They are happening right now to several million Americans who are hunting jobs and not finding them!
This insanity of “hard times” comes periodically in our affairs, in great waves known as “business cycles”; they are due at intervals of from seven to ten years, and are just as inevitable as the tides of the sea. Learned economists study the history of these tides of ruin and make charts and diagrams of them; but if you state the cause, you become an outcast from the business world; and so naturally nobody does state it—except a few outcasts like myself.
The professors of economics admit that this trouble is caused by “over-production,” and we must get straight exactly what that means. It doesn’t mean that we have produced more than we need; on the contrary, we have millions living below the wage level of common decency—our average wage is $1,200 a year, and the cost of keeping a family on the bare necessities is $2,000. But it doesn’t matter how much people need; the thing that counts is what they can buy. I give you another slogan, and next time you meet a professor of economics, ask him about it:
If you’ve got the price, you’re a consumer; if you haven’t got the price, you’re a bum.
Well, since we American consumers can’t buy our own product, the owners of the product—that is, the rich—have to look elsewhere for customers, and so comes the hunt for “foreign markets.” Understand me, I do not object to our going abroad for the things we can’t raise at home; to exchange automobiles and moving pictures for bananas and coffee—that is normal business. What I am talking about is a glut of goods that we can’t sell at home, but must sell abroad, under penalty of seeing our workers turned off to starve. We don’t take goods in exchange—oh no, that would break down our home industries, and we protect them by a high tariff wall. What we take are paper promises to pay us at some future date; we go on continually selling more than we buy, and filling our bank vaults with these paper promises, and that is called a “favorable balance of trade.”

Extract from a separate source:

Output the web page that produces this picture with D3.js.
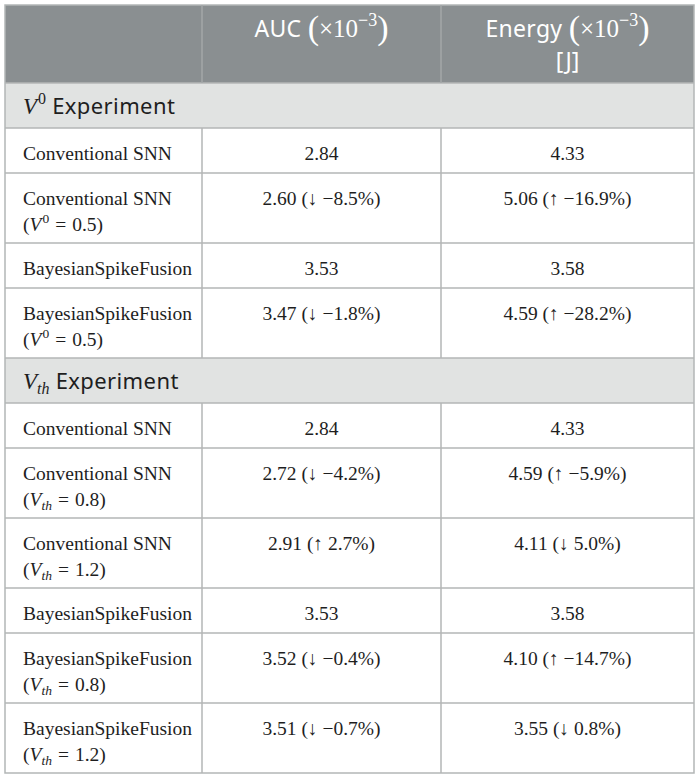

But all the highly developed nations, Britain and France and Germany and Italy and Japan, are in exactly the same plight as ourselves; they also have more goods than their half-starved workers can purchase; they also are looking for foreign markets, to save their business system from collapse. Each finds its chance of salvation in selling to the backward nations, which cannot yet do their own manufacturing. So we run upon this curious situation:
The existence of American industry depends upon our selling cotton shirts to Chinamen, who are so poor they can’t afford but one shirt at a time.
And now, see the next step! Trying to save our own business system, we threaten ruin to the business system of some other country, say Japan. Naturally, the business men of Japan don’t like that; so we have trade rivalry, and out of that we have war. The cause of modern war may be put into one sentence—and I beg you to realize that it’s no joke, but the grimmest of grim realities:
If we don’t go to war with other nations, they will take away from us the chance to sell to Chinamen those cotton shirts of which our workers have produced so many that they have to go in rags.
I could go on like that indefinitely, making funny sentences about this funny system. I could tell the hilarious story of how Britain and Germany went to war to take away from each other the chance to sell shirts to Chinamen—and to Hindoos and Persians and Arabs and Turks, of course. When they had destroyed 30,000,000 human lives and $300,000,000,000 worth of goods you might think they would have cured their “over-production” for quite a while; but they had made a miscalculation, and fought too long, and borrowed too much money from us, and so their governments are burdened with enormous fixed charges, and there is chronic unemployment in both Britain and Germany, and almost a collapse in France.